## Start Available data
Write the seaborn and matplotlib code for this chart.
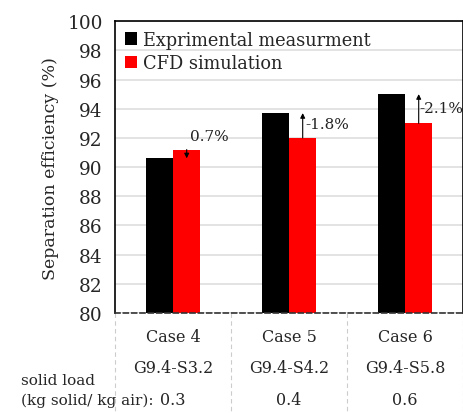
import numpy as np
import pandas as pd
import seaborn as sns
import matplotlib.pyplot as plt
import matplotlib.transforms as mtransforms

cases = ['Case 4', 'Case 5', 'Case 6']
geometry = ['G9.4-S3.2', 'G9.4-S4.2', 'G9.4-S5.8']
solid_load = ['0.3', '0.4', '0.6']
experiment = [90.6, 93.7, 95.0]
cfd = [91.2, 92.0, 93.0]
diff_labels = ['0.7%', '-1.8%', '-2.1%']
series = ['Exprimental measurment', 'CFD simulation']

sns.set_theme(style='white')
plt.rcParams['font.family'] = ['DejaVu Serif']
plt.rcParams['font.size'] = 12

df = pd.DataFrame({
    'case': cases * 2,
    'value': experiment + cfd,
    'series': [series[0]] * 3 + [series[1]] * 3,
})

fig = plt.figure(figsize=(4.64, 4.14), dpi=100)
ax = fig.add_axes([0.248, 0.2415, 0.75, 0.705])

sns.barplot(data=df, x='case', y='value', hue='series', palette=['black', 'red'],
            width=0.47, ax=ax, legend=True, saturation=1, linewidth=0)

ax.set_ylim(80, 100)
ax.set_yticks(np.arange(80, 101, 2))
ax.tick_params(axis='y', labelsize=13.3, length=0, pad=9)
ax.set_xticks([])
ax.set_xlabel('')
ax.set_ylabel('Separation efficiency (%)', fontsize=12.5, labelpad=6)
ax.set_xlim(-0.5, 2.5)

# grid
ax.yaxis.grid(True, color='#dedede', linewidth=1.2)
ax.set_axisbelow(True)
for s in ['top', 'left', 'right']:
    ax.spines[s].set_color('black')
    ax.spines[s].set_linewidth(1.2)
ax.spines['bottom'].set_linestyle((0, (3, 2)))
ax.spines['bottom'].set_color('#333333')
ax.spines['bottom'].set_linewidth(1.2)

# legend
handles, labels = ax.get_legend_handles_labels()
leg = ax.legend(handles, labels, loc='upper left', frameon=False, fontsize=12.8,
                handlelength=0.7, handleheight=0.7, handletextpad=0.3,
                labelspacing=0.3, borderaxespad=0.15, bbox_to_anchor=(0.0, 1.0))

# difference arrows
off = 0.47 / 4
for i in range(3):
    x = i + off
    ax.annotate('', xy=(x, experiment[i]), xytext=(x, cfd[i]),
                arrowprops=dict(arrowstyle='-|>', color='black', lw=0.8,
                                mutation_scale=7, shrinkA=0, shrinkB=0))
txt_pos = [(0 + off + 0.03, 92.1), (1 + off + 0.02, 92.95), (2 + off + 0.005, 94.05)]
for (tx, ty), lab in zip(txt_pos, diff_labels):
    ax.text(tx, ty, lab, fontsize=11, ha='left', va='center', color='#222222')

# table below axis
trans = mtransforms.blended_transform_factory(ax.transData, ax.transAxes)
for i in range(3):
    ax.text(i, -0.08, cases[i], transform=trans, ha='center', va='center', fontsize=11.5)
    ax.text(i, -0.185, geometry[i], transform=trans, ha='center', va='center', fontsize=11.5)
    ax.text(i, -0.295, solid_load[i], transform=trans, ha='center', va='center', fontsize=11.5)
for xb in [-0.5, 0.5, 1.5, 2.5]:
    ax.plot([xb, xb], [0, -0.35], transform=trans, color='#cccccc', lw=0.8,
            linestyle=(0, (4, 3)), clip_on=False)
fig.text(0.045, 0.079, 'solid load', ha='left', va='center', fontsize=11)
fig.text(0.045, 0.033, '(kg solid/ kg air):', ha='left', va='center', fontsize=11)

fig.savefig('out.png', dpi=100)
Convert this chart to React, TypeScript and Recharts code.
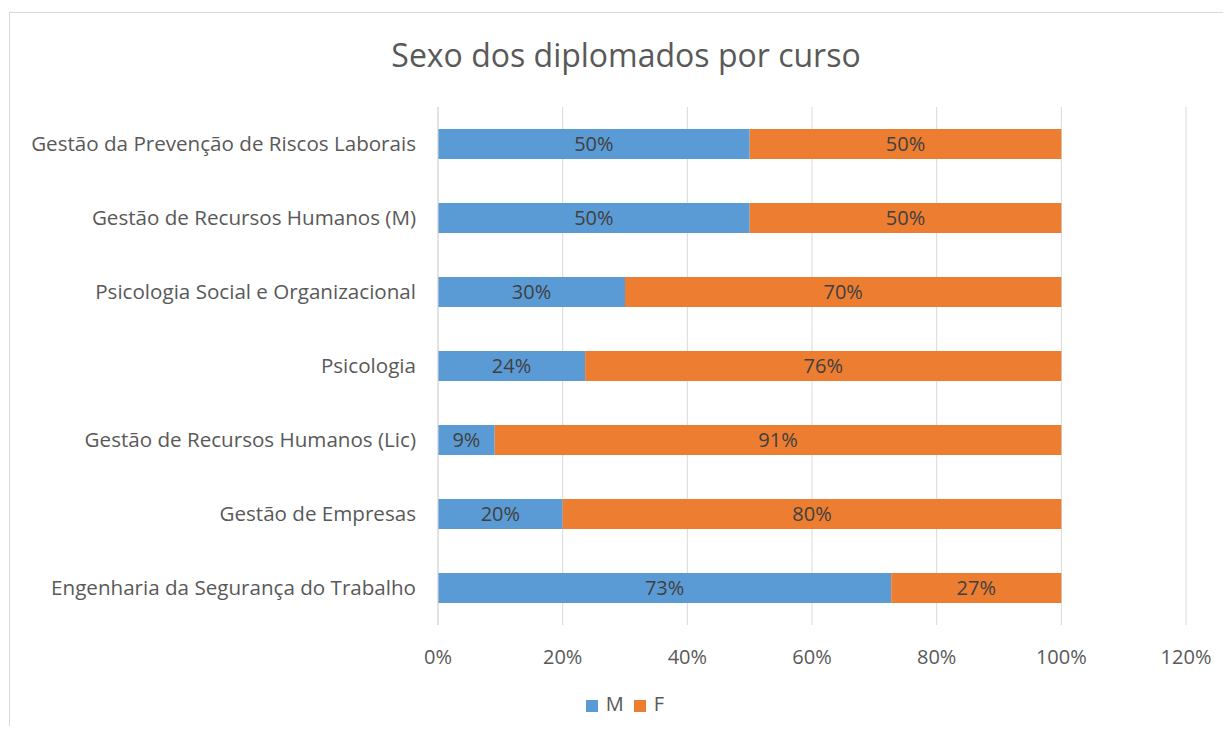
import { BarChart, Bar, XAxis, YAxis, CartesianGrid, Legend, LabelList } from 'recharts';

const cursos = [
  'Gestão da Prevenção de Riscos Laborais',
  'Gestão de Recursos Humanos (M)',
  'Psicologia Social e Organizacional',
  'Psicologia',
  'Gestão de Recursos Humanos (Lic)',
  'Gestão de Empresas',
  'Engenharia da Segurança do Trabalho',
];
const masculino = [0.5, 0.5, 0.3, 0.236, 0.091, 0.2, 0.727];
const feminino = [0.5, 0.5, 0.7, 0.764, 0.909, 0.8, 0.273];
const xTicks = [0, 0.2, 0.4, 0.6, 0.8, 1, 1.2];
const seriesOrder = ['M', 'F'];

const FONT = '"Open Sans", sans-serif';

export default function App() {
  const data = cursos.map((curso, i) => ({ curso, M: masculino[i], F: feminino[i] }));
  const pct = (v: number) => `${Math.round(v * 100)}%`;

  return (
    <div style={{ position: 'relative', margin: -8, width: 1231, height: 734, overflow: 'hidden', background: '#fff', fontFamily: FONT }}>
      {/* chart frame */}
      <div style={{ position: 'absolute', left: 9, top: 12, width: 1240, height: 740, border: '1px solid #d9d9d9' }} />
      <div style={{ position: 'absolute', left: 0, width: 1252, top: 33, textAlign: 'center', fontSize: 32, color: '#595959' }}>
        Sexo dos diplomados por curso
      </div>
      <div style={{ position: 'absolute', left: 0, top: 0 }}>
        <BarChart
          width={1231}
          height={734}
          data={data}
          layout="vertical"
          barSize={30}
          margin={{ top: 107, right: 45, left: 0, bottom: 17 }}
        >
          <CartesianGrid horizontal={false} stroke="#d9d9d9" />
          <XAxis
            type="number"
            domain={[0, 1.2]}
            ticks={xTicks}
            tickFormatter={pct}
            axisLine={false}
            tickLine={false}
            tickSize={0}
            tickMargin={25}
            height={65}
            tick={{ fill: '#595959', fontSize: 20, fontFamily: FONT }}
          />
          <YAxis
            type="category"
            dataKey="curso"
            width={438}
            axisLine={{ stroke: '#d9d9d9' }}
            tickLine={false}
            tickSize={0}
            tickMargin={22}
            tick={{ fill: '#595959', fontSize: 20.6, fontFamily: FONT }}
          />
          <Legend
            iconType="square"
            iconSize={12}
            itemSorter={(item: any) => seriesOrder.indexOf(String(item.dataKey))}
            formatter={(value: any) => <span style={{ color: '#595959', marginLeft: 4 }}>{value}</span>}
            wrapperStyle={{ fontSize: 20, fontFamily: FONT, left: 37 }}
          />
          <Bar dataKey="M" stackId="a" fill="#5B9BD5" isAnimationActive={false}>
            <LabelList dataKey="M" position="center" formatter={(v: any) => pct(Number(v))} fill="#404040" fontSize={20} fontFamily={FONT} />
          </Bar>
          <Bar dataKey="F" stackId="a" fill="#ED7D31" isAnimationActive={false}>
            <LabelList dataKey="F" position="center" formatter={(v: any) => pct(Number(v))} fill="#404040" fontSize={20} fontFamily={FONT} />
          </Bar>
        </BarChart>
      </div>
    </div>
  );
}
## End Available data
- **Directions for this task**: Reproduce the entries exactly, from the line with "Convert this chart" to the line with "const pct = (v: number)", both lines included, keeping no pictures.

- **Finished exercise**:
Convert this chart to React, TypeScript and Recharts code.
import { BarChart, Bar, XAxis, YAxis, CartesianGrid, Legend, LabelList } from 'recharts';

const cursos = [
  'Gestão da Prevenção de Riscos Laborais',
  'Gestão de Recursos Humanos (M)',
  'Psicologia Social e Organizacional',
  'Psicologia',
  'Gestão de Recursos Humanos (Lic)',
  'Gestão de Empresas',
  'Engenharia da Segurança do Trabalho',
];
const masculino = [0.5, 0.5, 0.3, 0.236, 0.091, 0.2, 0.727];
const feminino = [0.5, 0.5, 0.7, 0.764, 0.909, 0.8, 0.273];
const xTicks = [0, 0.2, 0.4, 0.6, 0.8, 1, 1.2];
const seriesOrder = ['M', 'F'];

const FONT = '"Open Sans", sans-serif';

export default function App() {
  const data = cursos.map((curso, i) => ({ curso, M: masculino[i], F: feminino[i] }));
  const pct = (v: number) => `${Math.round(v * 100)}%`;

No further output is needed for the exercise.